Pastors: "What Is the End of What You Are Doing?"

That's the question William Still asks in his excellent little book The Work of the Pastor :

To save the sheep from wild beasts and all other dangers is not to feed them; and if they are not fed, what matters whether they are safe or not? What is the good of being saved to starve? We must be saved in health and strength, unto maturity and power to reign with Christ in His Kingdom. And for that we must be fed. Every temptation to be sidetracked from the task of eternity which is the task of the hour--your hour--must be seen in relation to the finished product. What is the end of what you are doing? The God-appointed end?

9.13.2010

'Ordinary' Pastors (Like Myself), Be Encouraged

Matt B. Redmond offers this encouragement to 'ordinary' pastors:

Be encouraged. Be encouraged in the midst of ministerial duties that are mind-numbingly mundane. Be encouraged in a world drunk on the sweet nectar of the spectacular. Be encouraged when you preach the gospel clearly. Be encouraged after years of faithfulness, even if you don’t have numbers that impress conference organizers. Be encouraged in the tedium. Be encouraged when you see the same faces week-in and week-out. Be encouraged as you marry and bury, counsel and speak at the local lodge’s spring pancake breakfast. Be encouraged.

Be encouraged when dreams of thousands have careened against the retaining wall of reality with hundreds. Or dozens, even. Be encouraged when no one has heard of you, your church, or your town. Be encouraged in the midst of decline. Be encouraged when you must stop preparing your sermon to clean the bathrooms. Be encouraged, because you stand before God redeemed and loved because of Christ’s righteousness credited to you. Be encouraged, for this right standing before God is not based on the success of your ministry, loved no less because it is ordinary. Be encouraged, ordinary pastor.

Be encouraged when growth is slow and measured by generations. Be encouraged when guilt, fear, and the specter of failure form an unholy alliance against you. Be encouraged when young men grown fat on the feast of podcasts question your every move. Be encouraged when no one knows your name; it is written in blood in the book of life. Ordinary pastor, be encouraged: Your faithful labor in the darkened forest of obscurity is heroic...
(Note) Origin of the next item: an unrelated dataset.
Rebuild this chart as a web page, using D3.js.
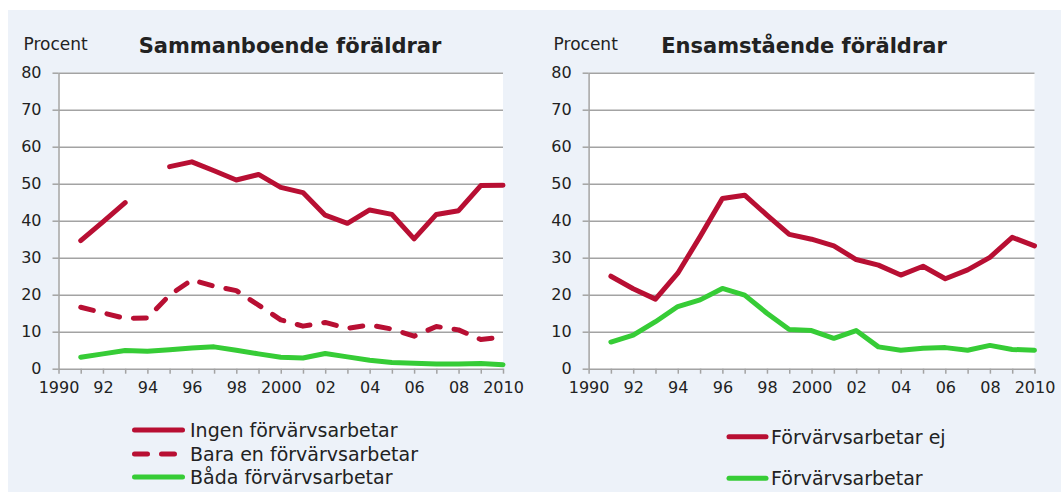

Really, the phrase “ordinary pastor” is a misnomer. For all who pastor by the power of the gospel do extraordinary work: preaching the Word, comforting the hurting, baptizing, and administering the Lord’s Supper. It is all extraordinary. After all, “we have this treasure in jars of clay.” This way, “the surpassing power belongs to God and not to us” (2 Cor. 4:7). No wonder, then, the extraordinary is in the ordinary.